The appellants contend that their right to raise the defense of discussion in accordance with LSA-C.C. Art. 2817 was not waived by their failure to raise it as a dilatory exception. This contention is contra to LSA-C. C.P. Arts. 926 and 928.

Art. 926
“The objections which may be raised through the dilatory exception include, but are not limited to, the following: .. (9) Discussion.
All objections which may be raised through the dilatory exception are waived unless pleaded therein.”
Art. 928
“The declinatory exception and the dilatory exception shall be pleaded prior to answer or judgment by default. When both exceptions are pleaded, they shall be filed at the same time, and may be incorporated in the same pleading. When filed at the same time or. in the same pleading, these exceptions need not be pleaded in the alternative or in a particular order.... ”

The jurisprudence is in accordance with the above civil procedure articles. Trinity Universal Insurance Company v. Good, 202 So.2d 379 (La.App. 4th Cir.1967) provides: “Discussion may be pleaded by dilatory exception but must be pleaded prior to answer or judgment by default”.

If the plea is not raised prior to answer or judgment by default it will be considered as waived. Therefore, the appellants’ failure to raise the defense of discussion of the partnership’s assets prior to answer precluded them from raising it at trial or on appeal.

INDISPENSABLE PARTY

The nonjoinder of the partnership as an indispensable party is a peremptory exception which may be noticed by the appellate court sua sponte. LSA-C.C.P. Art. 927. The appellants are requesting that we notice their exception.

LSA-C.C.P. Art. 737 provides in part: “... The partners of an existing partnership may not be sued on a partnership obligation unless the partnership is joined as a defendant.”

The article provides that a partnership is an indispensable party in a suit against the partners for a partnership obligation. Stone v. Stone, 293 So.2d 523 (La.App. 4th Cir.1974).

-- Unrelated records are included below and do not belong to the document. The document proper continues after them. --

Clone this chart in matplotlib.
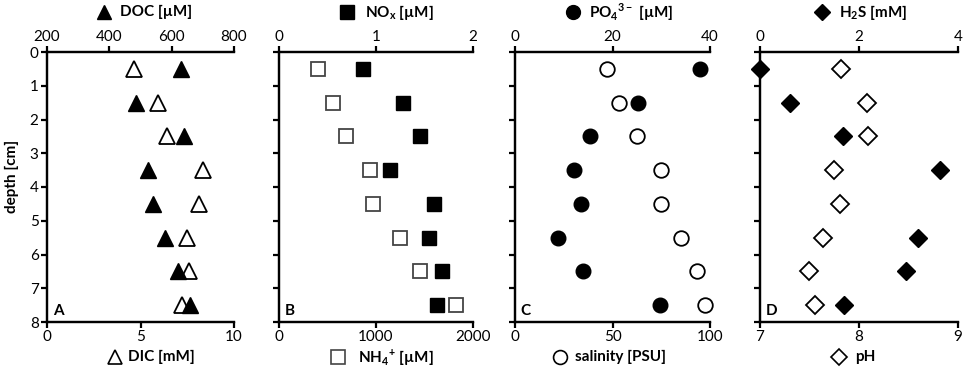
import matplotlib
matplotlib.use("Agg")
import matplotlib.pyplot as plt
from matplotlib.lines import Line2D
import numpy as np

plt.rcParams['font.family'] = ['Lato', 'DejaVu Sans']
plt.rcParams['mathtext.fontset'] = 'custom'
plt.rcParams['mathtext.rm'] = 'Lato'
plt.rcParams['mathtext.bf'] = 'Lato:bold'

depth = [0.5, 1.5, 2.5, 3.5, 4.5, 5.5, 6.5, 7.5]

doc = [631, 485, 640, 525, 539, 579, 620, 658]           # µM (top)
dic = [4.67, 5.96, 6.44, 8.32, 8.11, 7.50, 7.62, 7.23]   # mM (bottom)
nox = [0.87, 1.28, 1.455, 1.14, 1.60, 1.55, 1.68, 1.63]  # µM (top)
nh4 = [407, 552, 686, 938, 966, 1245, 1455, 1828]        # µM (bottom)
po4 = [37.9, 25.3, 15.4, 12.0, 13.5, 8.75, 14.0, 29.7]   # µM (top)
sal = [47.0, 53.5, 62.4, 74.7, 74.7, 85.0, 93.2, 97.4]   # PSU (bottom)
h2s = [0.0, 0.61, 1.67, 3.64, np.nan, 3.20, 2.95, 1.70]  # mM (top)
ph = [7.82, 8.08, 8.09, 7.75, 7.81, 7.64, 7.49, 7.56]    # pH (bottom)

top_ticks = [[200, 400, 600, 800], [0, 1, 2], [0, 20, 40], [0, 2, 4]]
bot_ticks = [[0, 5, 10], [0, 1000, 2000], [0, 50, 100], [7, 8, 9]]
top_lims = [(200, 800), (0, 2), (0, 40), (0, 4)]
bot_lims = [(0, 10), (0, 2000), (0, 100), (7, 9)]
depth_ticks = [0, 1, 2, 3, 4, 5, 6, 7, 8]
letters = ['A', 'B', 'C', 'D']

W, H = 964, 372
fig = plt.figure(figsize=(W / 100, H / 100), dpi=100)

panels_px = [(47, 234), (279, 473), (515, 710), (760, 958)]
top_px, bot_px = 52, 322

markers = ['^', 's', 'o', 'D']
msizes = [11, 10, 10.5, 9]
open_edge = ['black', '#444444', 'black', 'black']

top_series = [doc, nox, po4, h2s]
bot_series = [dic, nh4, sal, ph]

top_labels = ['DOC [µM]', r'NO$_\mathregular{x}$ [µM]',
              r'PO$_\mathregular{4}$$^\mathregular{3-}$ [µM]', r'H$_\mathregular{2}$S [mM]']
bot_labels = ['DIC [mM]', r'NH$_\mathregular{4}$$^\mathregular{+}$ [µM]', 'salinity [PSU]', 'pH']
top_lab_px = [(104, 120), (347, 365), (573, 589), (822, 839)]
bot_lab_px = [(115, 128), (338, 358), (560, 575), (839, 855)]

lw = 1.6
for i in range(4):
    l, r = panels_px[i]
    ax = fig.add_axes([l / W, 1 - bot_px / H, (r - l) / W, (bot_px - top_px) / H])
    ax2 = ax.twiny()
    for a in (ax, ax2):
        a.spines['right'].set_visible(False)
        for s in ('left', 'top', 'bottom'):
            a.spines[s].set_linewidth(lw)
        a.set_facecolor('none')
    ax.set_ylim(8, 0)
    ax.set_yticks(depth_ticks)
    if i == 0:
        ax.set_ylabel('depth [cm]', fontsize=11, fontweight='bold')
        ax.yaxis.set_label_coords(-0.15, 0.54)
    else:
        ax.set_yticklabels([])
    ax.set_xlim(*bot_lims[i])
    ax.set_xticks(bot_ticks[i])
    ax2.set_xlim(*top_lims[i])
    ax2.set_xticks(top_ticks[i])
    ax.tick_params(axis='both', direction='out', length=4, width=lw, labelsize=11, pad=2)
    ax2.tick_params(axis='x', direction='out', length=4, width=lw, labelsize=11, pad=2)

    ax.plot(bot_series[i], depth, linestyle='none', marker=markers[i], ms=msizes[i],
            mfc='white', mec=open_edge[i], mew=1.3, clip_on=False, zorder=3)
    ax2.plot(top_series[i], depth, linestyle='none', marker=markers[i], ms=msizes[i],
             mfc='black', mec='black', mew=1.0, clip_on=False, zorder=4)

    ax.text(0.03, 0.015, letters[i], transform=ax.transAxes, fontsize=11,
            fontweight='bold', ha='left', va='bottom')

    # header / footer labels with marker symbols
    mx, tx = top_lab_px[i]
    fig.add_artist(Line2D([mx / W], [1 - 12 / H], marker=markers[i], ms=msizes[i] * 0.95,
                          mfc='black', mec='black', transform=fig.transFigure))
    fig.text(tx / W, 1 - 12 / H, top_labels[i], fontsize=11, fontweight='bold',
             ha='left', va='center')
    mx, tx = bot_lab_px[i]
    fig.add_artist(Line2D([mx / W], [1 - 357 / H], marker=markers[i], ms=msizes[i] * 0.95,
                          mfc='white', mec=open_edge[i], mew=1.2, transform=fig.transFigure))
    fig.text(tx / W, 1 - 357 / H, bot_labels[i], fontsize=11, fontweight='bold',
             ha='left', va='center')

fig.savefig('out.png', dpi=100)
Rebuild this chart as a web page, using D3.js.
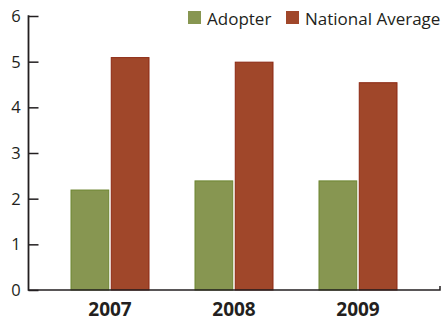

In the instant case, the partnership was dissolved in 1977 and a new partnership formed prior to the date of the suits. A dissolved partnership maintains its existence with respect to its past transactions and existing assets, until its affairs are completed. However a creditor may choose to sue the partners upon dissolution of the partnership since the liability of each partner for the partnership’s obligations is fixed at the time of dissolution. Vernon Company v. Adams, 165 So.2d 541 (La.App. 1st Cir.1964); Cambre v. St. Paul Fire and Marine Insurance Co., 331 So.2d 585 (La. App. 1st Cir.1976). Writs denied, 334 So.2d 434 (La.1976). Therefore, we will not take notice of the peremptory exception of non-joinder of the partnership as an indispensable party.

AMOUNT OF DEBTS

The judgment of the trial court granted Stephen R. Moore, Jr., $2,521.00. It has been stipulated by the parties that this amount should be credited by $300.00 for a debt he owed the firm. We find that Moore’s award should be reduced to $2,221.00.

DECREE

For the above and foregoing reasons, the judgment of the trial court is amended and recast to read as follows:

It is ordered, adjudged and decreed that there be judgment in favor of plaintiff, Stephen R. Moore, Jr., and against defendants, E.M. LeBlanc, Jr., E.M. LeBlanc, III and John F. O’Malley, each for their virile *343share, in the sum of $2,221.00 with legal interest from date of judicial demand until paid.

It is further ordered, adjudged and decreed that the defendants pay all costs of court.

AFFIRMED IN PART, REVERSED IN PART, AMENDED AND RENDERED.

GUIDRY and STOKER, JJ., concur in results.

. Act 1950 of 1980 re-vamped the Code articles on partnership. See LSA-C.C. Art. 2817.